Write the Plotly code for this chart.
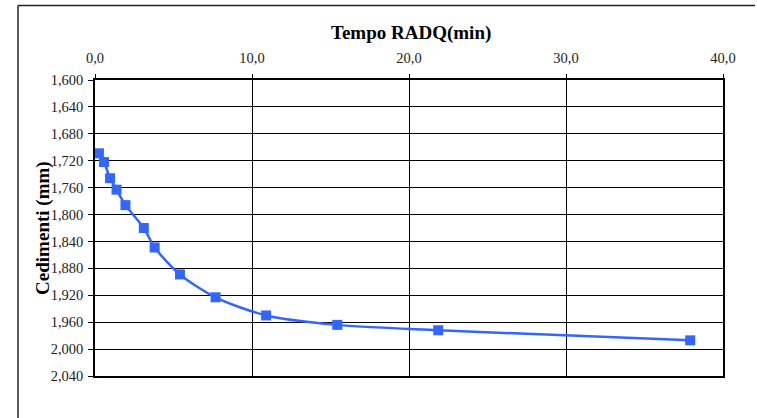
import plotly.graph_objects as go

# Square-root-of-time consolidation readings
tempo_radq = [0.25, 0.57, 0.96, 1.37, 1.94, 3.11, 3.80, 5.41, 7.68, 10.90, 15.43, 21.86, 37.91]
cedimenti = [1.709, 1.722, 1.746, 1.763, 1.786, 1.820, 1.849, 1.889, 1.923, 1.950, 1.964, 1.972, 1.987]

x_ticks = [0, 10, 20, 30, 40]
y_ticks = [1.600, 1.640, 1.680, 1.720, 1.760, 1.800, 1.840, 1.880, 1.920, 1.960, 2.000, 2.040]

blue = "#3366FF"
serif = "Liberation Serif"

fig = go.Figure()
fig.add_trace(go.Scatter(
    x=tempo_radq, y=cedimenti,
    mode="lines+markers",
    line=dict(color=blue, width=2.5, shape="spline", smoothing=0.8),
    marker=dict(symbol="square", size=10, color=blue),
    showlegend=False,
))

fig.update_layout(
    width=757, height=418,
    margin=dict(l=95, r=34, t=80, b=42),
    paper_bgcolor="white", plot_bgcolor="white",
    separators=",.",
    font=dict(family=serif, size=14, color="black"),
    xaxis=dict(
        side="top", range=[0, 40], tickvals=x_ticks, tickformat=".1f",
        showgrid=True, gridcolor="black", gridwidth=1,
        showline=True, linecolor="black", linewidth=1.5, mirror=True,
        ticks="outside", ticklen=4, tickcolor="black", zeroline=False,
        ticklabelstandoff=5,
        tickfont=dict(family=serif, size=14.5, color="#222"),
    ),
    yaxis=dict(
        range=[2.04, 1.60], tickvals=y_ticks, tickformat=".3f",
        showgrid=True, gridcolor="black", gridwidth=1,
        showline=True, linecolor="black", linewidth=1.5, mirror=True,
        ticks="outside", ticklen=5, tickcolor="black", zeroline=False,
        ticklabelstandoff=2,
        tickfont=dict(family=serif, size=14.5, color="#222"),
    ),
    annotations=[
        dict(text="<b>Tempo RADQ(min)</b>", xref="paper", yref="paper",
             x=0.503, y=1.16, xanchor="center", yanchor="middle",
             showarrow=False, font=dict(family=serif, size=19, color="black")),
        dict(text="<b>Cedimenti (mm)</b>", xref="paper", yref="paper",
             x=-0.083, y=0.5, xanchor="center", yanchor="middle", textangle=-90,
             showarrow=False, font=dict(family=serif, size=19, color="black")),
    ],
    shapes=[
        # chart frame: top and left edges
        dict(type="line", xref="paper", yref="paper", x0=-0.1226, x1=1.051,
             y0=1.2517, y1=1.2517, line=dict(color="#222", width=1.5)),
        dict(type="line", xref="paper", yref="paper", x0=-0.1226, x1=-0.1226,
             y0=1.2517, y1=-0.15, line=dict(color="#222", width=1.5)),
    ],
)

fig.write_html("out.html")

--- Requirement ---
Strip out the pictures and quote the remaining data word for word.

--- Result below ---
Write the Plotly code for this chart.
import plotly.graph_objects as go

# Square-root-of-time consolidation readings
tempo_radq = [0.25, 0.57, 0.96, 1.37, 1.94, 3.11, 3.80, 5.41, 7.68, 10.90, 15.43, 21.86, 37.91]
cedimenti = [1.709, 1.722, 1.746, 1.763, 1.786, 1.820, 1.849, 1.889, 1.923, 1.950, 1.964, 1.972, 1.987]

x_ticks = [0, 10, 20, 30, 40]
y_ticks = [1.600, 1.640, 1.680, 1.720, 1.760, 1.800, 1.840, 1.880, 1.920, 1.960, 2.000, 2.040]

blue = "#3366FF"
serif = "Liberation Serif"

fig = go.Figure()
fig.add_trace(go.Scatter(
    x=tempo_radq, y=cedimenti,
    mode="lines+markers",
    line=dict(color=blue, width=2.5, shape="spline", smoothing=0.8),
    marker=dict(symbol="square", size=10, color=blue),
    showlegend=False,
))

fig.update_layout(
    width=757, height=418,
    margin=dict(l=95, r=34, t=80, b=42),
    paper_bgcolor="white", plot_bgcolor="white",
    separators=",.",
    font=dict(family=serif, size=14, color="black"),
    xaxis=dict(
        side="top", range=[0, 40], tickvals=x_ticks, tickformat=".1f",
        showgrid=True, gridcolor="black", gridwidth=1,
        showline=True, linecolor="black", linewidth=1.5, mirror=True,
        ticks="outside", ticklen=4, tickcolor="black", zeroline=False,
        ticklabelstandoff=5,
        tickfont=dict(family=serif, size=14.5, color="#222"),
    ),
    yaxis=dict(
        range=[2.04, 1.60], tickvals=y_ticks, tickformat=".3f",
        showgrid=True, gridcolor="black", gridwidth=1,
        showline=True, linecolor="black", linewidth=1.5, mirror=True,
        ticks="outside", ticklen=5, tickcolor="black", zeroline=False,
        ticklabelstandoff=2,
        tickfont=dict(family=serif, size=14.5, color="#222"),
    ),
    annotations=[
        dict(text="<b>Tempo RADQ(min)</b>", xref="paper", yref="paper",
             x=0.503, y=1.16, xanchor="center", yanchor="middle",
             showarrow=False, font=dict(family=serif, size=19, color="black")),
        dict(text="<b>Cedimenti (mm)</b>", xref="paper", yref="paper",
             x=-0.083, y=0.5, xanchor="center", yanchor="middle", textangle=-90,
             showarrow=False, font=dict(family=serif, size=19, color="black")),
    ],
    shapes=[
        # chart frame: top and left edges
        dict(type="line", xref="paper", yref="paper", x0=-0.1226, x1=1.051,
             y0=1.2517, y1=1.2517, line=dict(color="#222", width=1.5)),
        dict(type="line", xref="paper", yref="paper", x0=-0.1226, x1=-0.1226,
             y0=1.2517, y1=-0.15, line=dict(color="#222", width=1.5)),
    ],
)

fig.write_html("out.html")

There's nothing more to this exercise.